_RECORDED DATA_
start
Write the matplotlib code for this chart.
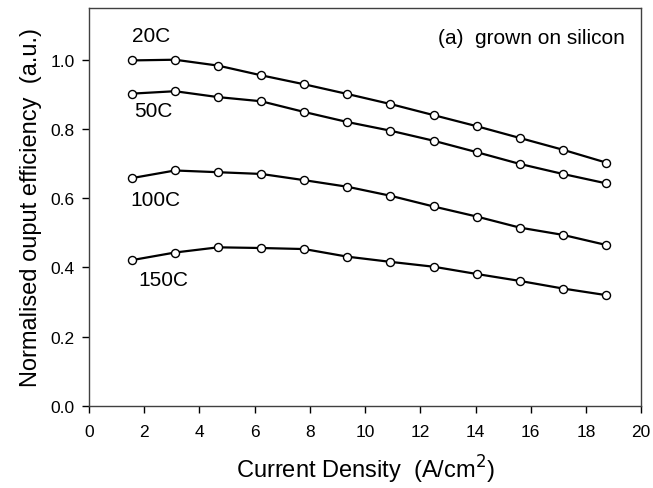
import matplotlib
matplotlib.use("Agg")
import matplotlib.pyplot as plt

plt.rcParams['font.family'] = ['Liberation Sans', 'DejaVu Sans']

# current density (A/cm^2)
current_density = [1.56, 3.12, 4.68, 6.24, 7.80, 9.36, 10.92, 12.48, 14.04, 15.60, 17.16, 18.72]

eff_20c = [0.998, 1.000, 0.983, 0.955, 0.929, 0.901, 0.872, 0.840, 0.808, 0.774, 0.740, 0.703]
eff_50c = [0.902, 0.909, 0.892, 0.880, 0.849, 0.820, 0.795, 0.766, 0.733, 0.699, 0.670, 0.643]
eff_100c = [0.658, 0.680, 0.675, 0.670, 0.652, 0.633, 0.607, 0.576, 0.547, 0.515, 0.494, 0.465]
eff_150c = [0.421, 0.443, 0.458, 0.456, 0.453, 0.431, 0.416, 0.402, 0.381, 0.361, 0.339, 0.320]

series = [eff_20c, eff_50c, eff_100c, eff_150c]
labels = ["20C", "50C", "100C", "150C"]
label_pos = [(1.56, 1.07), (1.63, 0.854), (1.49, 0.595), (1.78, 0.365)]

fig = plt.figure(figsize=(6.53, 4.89), dpi=100)
ax = fig.add_axes([0.136, 0.168, 0.846, 0.814])

for ys in series:
    ax.plot(current_density, ys, color='black', lw=1.6, marker='o', ms=5.8,
            mfc='white', mec='black', mew=1.0)

for txt, (x, y) in zip(labels, label_pos):
    ax.text(x, y, txt, fontsize=15, ha='left', va='center')

ax.text(0.97, 0.95, "(a)  grown on silicon", transform=ax.transAxes,
        fontsize=15, ha='right', va='top')

ax.set_xlim(0, 20)
ax.set_ylim(0, 1.15)
ax.set_xticks(range(0, 21, 2))
ax.set_yticks([0.0, 0.2, 0.4, 0.6, 0.8, 1.0])
ax.set_yticklabels(["0.0", "0.2", "0.4", "0.6", "0.8", "1.0"])
ax.tick_params(direction='out', length=5, width=1, labelsize=12.5, colors='black', pad=5)
ax.tick_params(axis='x', pad=8)
for s in ax.spines.values():
    s.set_color('#404040')
    s.set_linewidth(1.0)

ax.set_xlabel("Current Density  (A/cm$^2$)", fontsize=17, labelpad=10)
ax.set_ylabel("Normalised ouput efficiency  (a.u.)", fontsize=17, labelpad=6)

fig.savefig("out.png", dpi=100)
end
_TASK PROMPT_
Exclude every picture and copy the remaining data exactly.

_TASK ANSWER_
Write the matplotlib code for this chart.
import matplotlib
matplotlib.use("Agg")
import matplotlib.pyplot as plt

plt.rcParams['font.family'] = ['Liberation Sans', 'DejaVu Sans']

# current density (A/cm^2)
current_density = [1.56, 3.12, 4.68, 6.24, 7.80, 9.36, 10.92, 12.48, 14.04, 15.60, 17.16, 18.72]

eff_20c = [0.998, 1.000, 0.983, 0.955, 0.929, 0.901, 0.872, 0.840, 0.808, 0.774, 0.740, 0.703]
eff_50c = [0.902, 0.909, 0.892, 0.880, 0.849, 0.820, 0.795, 0.766, 0.733, 0.699, 0.670, 0.643]
eff_100c = [0.658, 0.680, 0.675, 0.670, 0.652, 0.633, 0.607, 0.576, 0.547, 0.515, 0.494, 0.465]
eff_150c = [0.421, 0.443, 0.458, 0.456, 0.453, 0.431, 0.416, 0.402, 0.381, 0.361, 0.339, 0.320]

series = [eff_20c, eff_50c, eff_100c, eff_150c]
labels = ["20C", "50C", "100C", "150C"]
label_pos = [(1.56, 1.07), (1.63, 0.854), (1.49, 0.595), (1.78, 0.365)]

fig = plt.figure(figsize=(6.53, 4.89), dpi=100)
ax = fig.add_axes([0.136, 0.168, 0.846, 0.814])

for ys in series:
    ax.plot(current_density, ys, color='black', lw=1.6, marker='o', ms=5.8,
            mfc='white', mec='black', mew=1.0)

for txt, (x, y) in zip(labels, label_pos):
    ax.text(x, y, txt, fontsize=15, ha='left', va='center')

ax.text(0.97, 0.95, "(a)  grown on silicon", transform=ax.transAxes,
        fontsize=15, ha='right', va='top')

ax.set_xlim(0, 20)
ax.set_ylim(0, 1.15)
ax.set_xticks(range(0, 21, 2))
ax.set_yticks([0.0, 0.2, 0.4, 0.6, 0.8, 1.0])
ax.set_yticklabels(["0.0", "0.2", "0.4", "0.6", "0.8", "1.0"])
ax.tick_params(direction='out', length=5, width=1, labelsize=12.5, colors='black', pad=5)
ax.tick_params(axis='x', pad=8)
for s in ax.spines.values():
    s.set_color('#404040')
    s.set_linewidth(1.0)

ax.set_xlabel("Current Density  (A/cm$^2$)", fontsize=17, labelpad=10)
ax.set_ylabel("Normalised ouput efficiency  (a.u.)", fontsize=17, labelpad=6)

fig.savefig("out.png", dpi=100)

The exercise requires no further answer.